Responding to a call last January, Officer Woods found Faith Dashner depressed and suicidal. She and her husband, Pete, were broke and unemployed. One of their three children, Cathy, 8, told Mr. Woods that she had not eaten in four days.

The next day, on his day off, Mr. Woods went to a Kroger store, bought $150 worth of groceries, grabbed some frozen steaks and chicken from his freezer, and took the food to the Dashners’ trailer.

“What else am I going to do after seeing that — go home, eat, and then go to the casino?” he told me. “If I can spend money on that, I can help another human being.”

On the day I rode with Officer Woods, he took me to the Dashners’ home, where Faith and Pete were getting ready to go out and collect cans for gasoline money. One of the children came over and held Mr. Woods’ hand.

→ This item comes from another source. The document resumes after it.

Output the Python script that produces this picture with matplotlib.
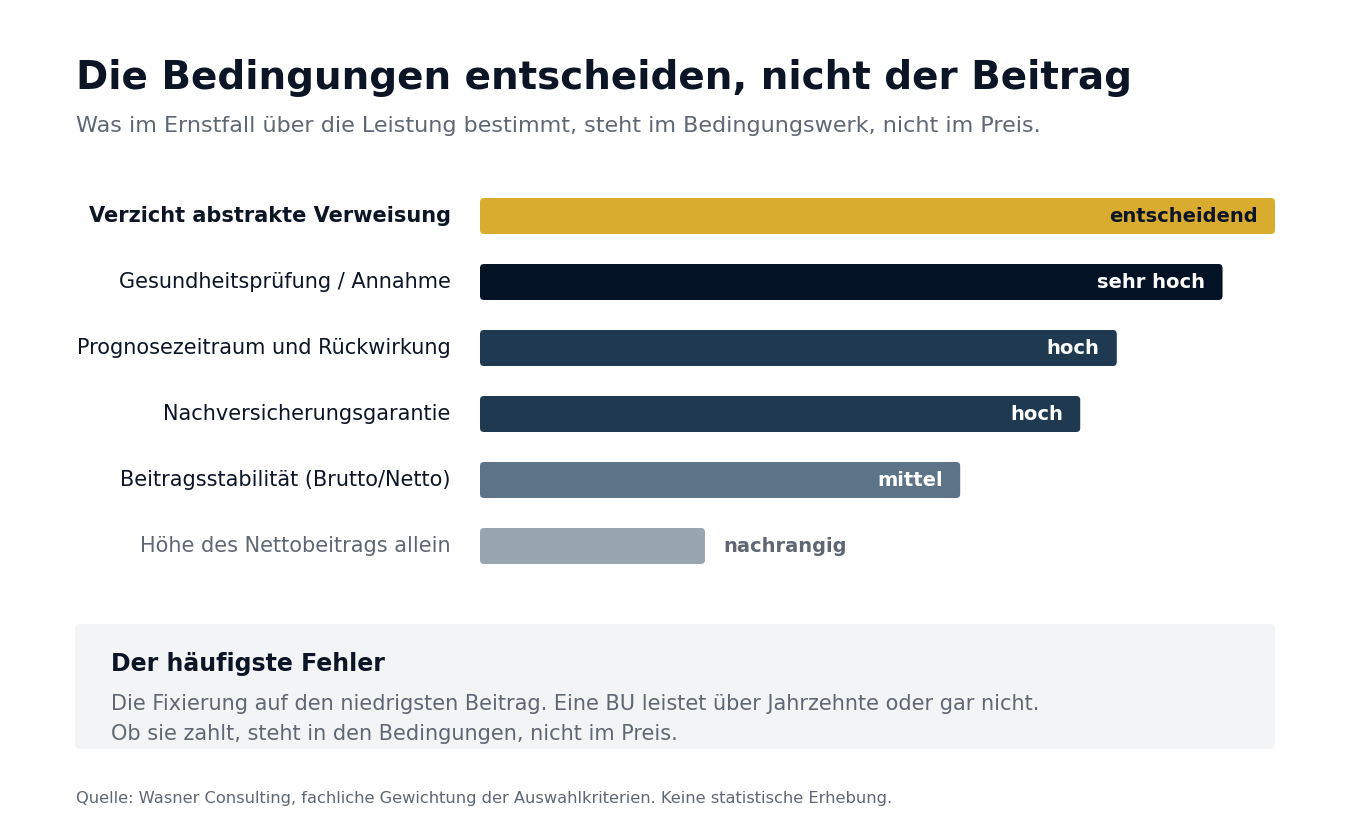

“I call him my guardian angel,” Mrs. Dashner told me. “I had no food in the house. He helped us, big time.”

This family will never look at a police officer the same way again.

“Mel really cares about his community,’’ said TPD spokesman Sgt. Joe Heffernan, whom Mr. Woods broke in as a rookie in 1997. “He embodies the balance of compassion and enforcement that we want to see in an officer.”

Urban police departments don’t need more community policing programs. They need more officers like Melvin Woods, who have earned the community’s trust and respect.

Jeff Gerritt is deputy editorial page editor of The Blade.